Small Impoundment Management in North America

Chapter 8: Stunted Fish in Small Impoundments: An Overview and Management Perspective

D. Derek Aday and Brian D. S. Graeb

doi: https://doi.org/10.47886/9781934874349.ch8

Variation in the size of adult fishes has intrigued fishery biologists and managers for decades, particularly because of the importance of body size to both species biology and angler satisfaction. In the case of the former, body size is strongly correlated with important parameters such as growth rate, fecundity, and survival (e.g., Werner and Gilliam 1984), such that the dynamics of many populations are heavily influenced by the size that adults in the population achieve. From a more pragmatic standpoint, body size is a (if not the) primary response variable in recreational fishery management.
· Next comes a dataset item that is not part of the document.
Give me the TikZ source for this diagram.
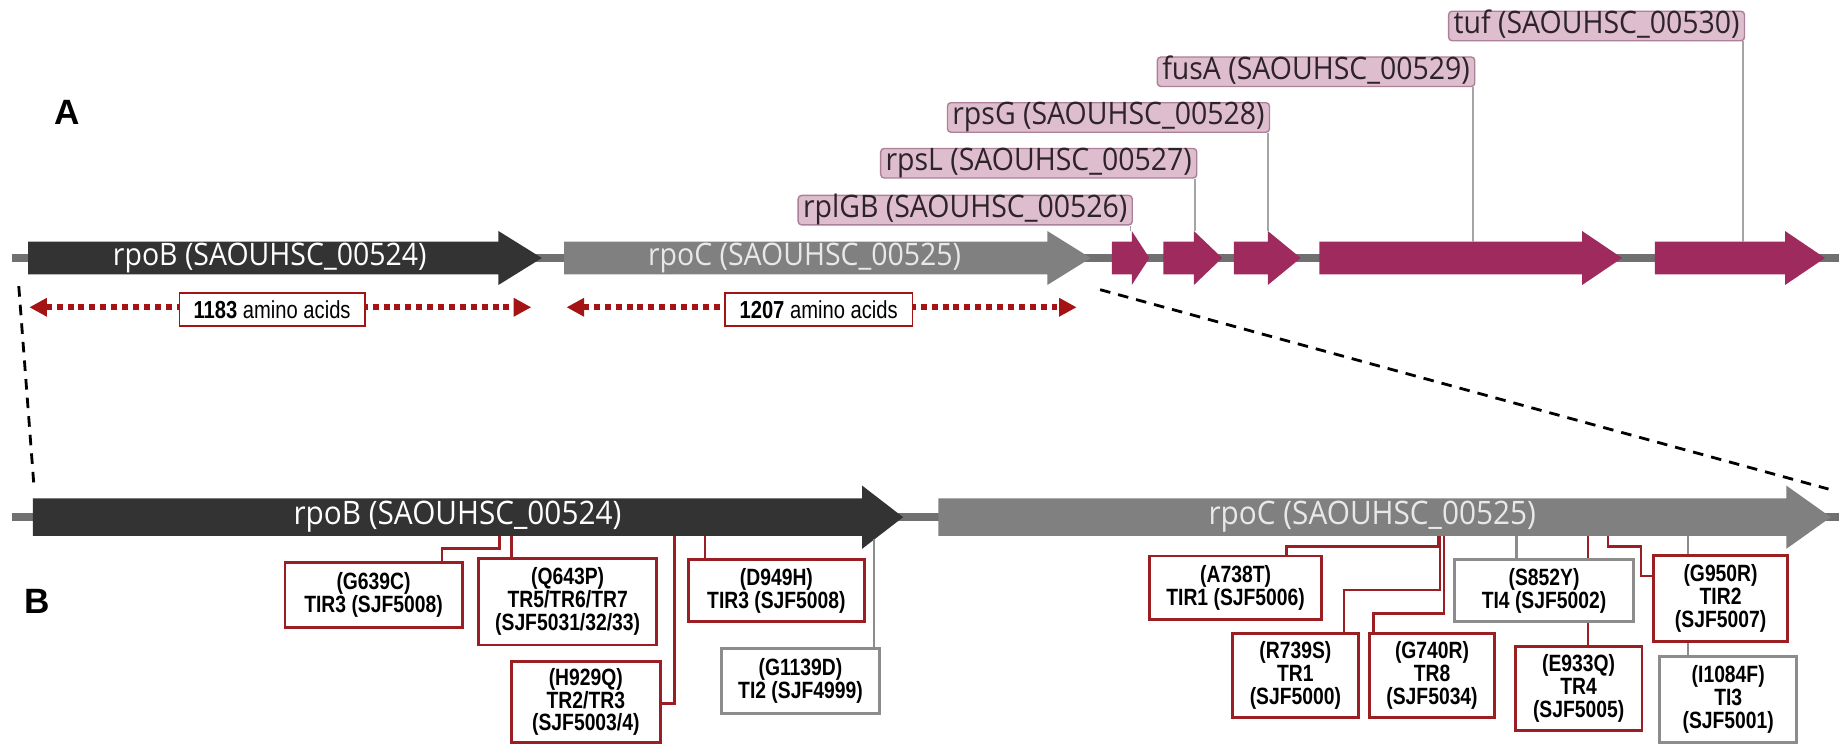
\documentclass[tikz,border=0pt]{standalone}
\usepackage{fontspec}
\setmainfont{Liberation Sans}
\newfontfamily\genefont[FakeStretch=0.92]{Open Sans}
\newfontfamily\narrowfont[FakeStretch=0.82]{Liberation Sans}
\usetikzlibrary{arrows.meta}

\definecolor{rpobdark}{RGB}{51,51,51}
\definecolor{rpocgray}{RGB}{128,128,128}
\definecolor{rpoctext}{RGB}{232,232,232}
\definecolor{operon}{RGB}{158,42,94}
\definecolor{spine}{RGB}{112,112,112}
\definecolor{tagfill}{RGB}{222,190,206}
\definecolor{tagline}{RGB}{172,128,150}
\definecolor{tagtext}{RGB}{45,35,40}
\definecolor{linkgray}{RGB}{165,165,165}
\definecolor{mutred}{RGB}{155,30,35}
\definecolor{mutgray}{RGB}{140,140,140}
\definecolor{aared}{RGB}{165,20,20}

% colour, start, head base, tip, centre y, half body, half head
\newcommand{\genearrow}[7]{%
  \fill[#1] ({#2},{#5-#6}) -- ({#3},{#5-#6}) -- ({#3},{#5-#7}) -- ({#4},{#5})
    -- ({#3},{#5+#7}) -- ({#3},{#5+#6}) -- ({#2},{#5+#6}) -- cycle;}

\begin{document}
\begin{tikzpicture}[
    x=0.11728mm, y=-0.11728mm,
    backbone/.style = {draw=spine, line width=2.3pt},
    genename/.style = {font=\genefont\fontsize{8.8}{9}\selectfont, text height=6.4pt, text depth=2pt, inner sep=0pt},
    genetag/.style = {draw=tagline, fill=tagfill, rounded corners=1pt, line width=0.4pt, text=tagtext,
                      font=\genefont\fontsize{8.8}{9}\selectfont, text height=6.2pt, text depth=2pt,
                      inner xsep=1.4pt, inner ysep=0.1pt, anchor=north east},
    taglink/.style = {draw=linkgray, line width=0.4pt},
    aalen/.style = {draw=aared, line width=1.7pt, dash pattern=on 1.7pt off 1.4pt,
                    {Triangle[length=5pt,width=5pt]}-{Triangle[length=5pt,width=5pt]}},
    aabox/.style = {draw=aared, fill=white, line width=0.5pt, minimum height=9.3pt, inner sep=0pt,
                    font=\narrowfont\fontsize{7}{8}\selectfont},
    zoomline/.style = {draw=black, line width=0.8pt, dash pattern=on 3pt off 2.3pt},
    mutbox/.style = {draw=mutred, fill=white, line width=0.8pt, align=center, inner sep=0pt,
                     font=\narrowfont\bfseries\fontsize{6.7}{6.5}\selectfont},
    silentbox/.style = {mutbox, draw=mutgray},
    mutlink/.style = {draw=mutred, line width=0.7pt},
    silentlink/.style = {draw=mutgray, line width=0.7pt},
    panel/.style = {font=\bfseries\fontsize{10}{11}\selectfont}
  ]
  \useasboundingbox (0,0) rectangle (1568,635);

  \node[panel] (panA) at (57,96) {A};
  \node[panel] (panB) at (32,513) {B};

  % Panel A: operon
  \draw[backbone] (10,220) -- (1568,220);
  \genearrow{rpobdark}{24}{425}{462}{220}{14}{23}
  \genearrow{rpocgray}{481}{893}{930}{220}{14}{23}
  \genearrow{operon}{948}{965}{980}{220}{14}{23}
  \genearrow{operon}{992}{1018}{1042}{220}{14}{23}
  \genearrow{operon}{1052}{1081}{1109}{220}{14}{23}
  \genearrow{operon}{1125}{1349}{1383}{220}{14}{23}
  \genearrow{operon}{1411}{1522}{1556}{220}{14}{23}
  \node[genename, text=white] (rpoBtop) at (230,220) {rpoB (SAOUHSC\_00524)};
  \node[genename, text=rpoctext] (rpoCtop) at (686,220) {rpoC (SAOUHSC\_00525)};

  \node[genetag] (tag526) at (966,166) {rplGB (SAOUHSC\_00526)};
  \node[genetag] (tag527) at (1021,126) {rpsL (SAOUHSC\_00527)};
  \node[genetag] (tag528) at (1083,87) {rpsG (SAOUHSC\_00528)};
  \node[genetag] (tag529) at (1258,48) {fusA (SAOUHSC\_00529)};
  \node[genetag] (tag530) at (1488,9) {tuf (SAOUHSC\_00530)};
  \coordinate (t526) at (964,197);
  \coordinate (t527) at (1019,197);
  \coordinate (t528) at (1081,197);
  \coordinate (t529) at (1256,206);
  \coordinate (t530) at (1486,206);
  \foreach \g in {526,527,528,529,530}
    \draw[taglink] (tag\g.south -| t\g) -- (t\g);

  % protein lengths
  \coordinate (aaB1) at (25,262);
  \coordinate (aaB2) at (453,262);
  \coordinate (aaC1) at (483,262);
  \coordinate (aaC2) at (918,262);
  \draw[aalen] (aaB1) -- (aaB2);
  \draw[aalen] (aaC1) -- (aaC2);
  \node[aabox, minimum width=52.7pt] (lenB) at (232,264) {\textbf{1183} amino acids};
  \node[aabox, minimum width=53.4pt] (lenC) at (698,264) {\textbf{1207} amino acids};

  % zoom
  \coordinate (zl1) at (16,244);
  \coordinate (zl2) at (29,415);
  \coordinate (zr1) at (938,247);
  \coordinate (zr2) at (1559,417);
  \draw[zoomline] (zl1) -- (zl2);
  \draw[zoomline] (zr1) -- (zr2);

  % Panel B: rpoB / rpoC with mutations
  \draw[backbone] (10,441) -- (1568,441);
  \genearrow{rpobdark}{28}{735}{770}{441}{16}{27}
  \genearrow{rpocgray}{800}{1523}{1561}{441}{16}{27}
  \node[genename, text=white, font=\genefont\fontsize{9.2}{10}\selectfont] (rpoBbot) at (390,441) {rpoB (SAOUHSC\_00524)};
  \node[genename, text=rpoctext, font=\genefont\fontsize{9.2}{10}\selectfont] (rpoCbot) at (1170,441) {rpoC (SAOUHSC\_00525)};

  \node[mutbox, minimum width=50.4pt, minimum height=18.4pt] (G639C) at (318.5,507.5) {(G639C)\\TIR3 (SJF5008)};
  \node[mutbox, minimum width=50.7pt, minimum height=24.7pt] (Q643P) at (484,513) {(Q643P)\\TR5/TR6/TR7\\(SJF5031/32/33)};
  \node[mutbox, minimum width=42.4pt, minimum height=23pt] (H929Q) at (499.5,598.5) {(H929Q)\\TR2/TR3\\(SJF5003/4)};
  \node[mutbox, minimum width=50.1pt, minimum height=17.7pt] (D949H) at (662,503.5) {(D949H)\\TIR3 (SJF5008)};
  \node[silentbox, minimum width=45pt, minimum height=18.4pt] (G1139D) at (682.5,580.5) {(G1139D)\\TI2 (SJF4999)};

  \node[mutbox, minimum width=49.1pt, minimum height=18pt] (A738T) at (1053.5,501) {(A738T)\\TIR1 (SJF5006)};
  \node[mutbox, minimum width=35.7pt, minimum height=24pt] (R739S) at (1104.5,576) {(R739S)\\TR1\\(SJF5000)};
  \node[mutbox, minimum width=35.4pt, minimum height=24pt] (G740R) at (1221,576) {(G740R)\\TR8\\(SJF5034)};
  \node[silentbox, minimum width=51.1pt, minimum height=17.7pt] (S852Y) at (1316.5,503.5) {(S852Y)\\TI4 (SJF5002)};
  \node[mutbox, minimum width=36pt, minimum height=24pt] (E933Q) at (1346,587) {(E933Q)\\TR4\\(SJF5005)};
  \node[mutbox, minimum width=38pt, minimum height=24.4pt] (G950R) at (1467,510.5) {(G950R)\\TIR2\\(SJF5007)};
  \node[silentbox, minimum width=39pt, minimum height=24.4pt] (I1084F) at (1473.5,596.5) {(I1084F)\\TI3\\(SJF5001)};

  \coordinate (c639) at (426,457);
  \coordinate (c643) at (436,457);
  \coordinate (c929) at (575,457);
  \coordinate (c949) at (601,457);
  \coordinate (c1139) at (745,460);
  \coordinate (c738) at (1226,457);
  \coordinate (c739) at (1228,457);
  \coordinate (c740) at (1231,457);
  \coordinate (c852) at (1293,457);
  \coordinate (c933) at (1354,457);
  \coordinate (c950) at (1371,457);
  \coordinate (c1084) at (1439,457);

  \draw[mutlink] (c639) |- (377,467.5) -- (G639C.north -| 377,0);
  \draw[mutlink] (c643) -- (Q643P.north -| c643);
  \draw[mutlink] (c929) |- (H929Q.east |- 0,600);
  \draw[mutlink] (c949) -- (D949H.north -| c949);
  \draw[silentlink] (c1139) -- (G1139D.north -| c1139);

  \draw[mutlink] (c738) |- (1097,466) -- (A738T.north -| 1097,0);
  \draw[mutlink] (c739) |- (1146,503) -- (R739S.north -| 1146,0);
  \draw[mutlink] (c740) |- (1171,523) -- (G740R.north -| 1171,0);
  \draw[silentlink] (c852) -- (S852Y.north -| c852);
  \draw[mutlink] (c933) -- (S852Y.north -| c933);
  \draw[mutlink] (S852Y.south -| c933) -- (E933Q.north -| c933);
  \draw[mutlink] (c950) |- (1399,466) |- (G950R.west |- 0,491);
  \draw[silentlink] (c1084) -- (G950R.north -| c1084);
  \draw[silentlink] (G950R.south -| c1084) -- (I1084F.north -| c1084);
\end{tikzpicture}
\end{document}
As a result, a predominant theme in fisheries research over the years has been quantifying and manipulating factors thought to be associated with variation in growth rate and population size structure.

One component of this research has included attempts to understand stunted body size in fish, and ponds have been central to this study, serving both as experimental units that can be relatively easily manipulated in mechanistic investigations and as important fishing locations for recreational anglers. Early pond research at Auburn University by Homer Swingle and colleagues (see Chapter 1), for example, laid the foundation for investigations into mechanisms associated with stunting as well as potential management manipulations to remedy stunted populations; 70 years later, ponds and small impoundments remain central to stunting literature.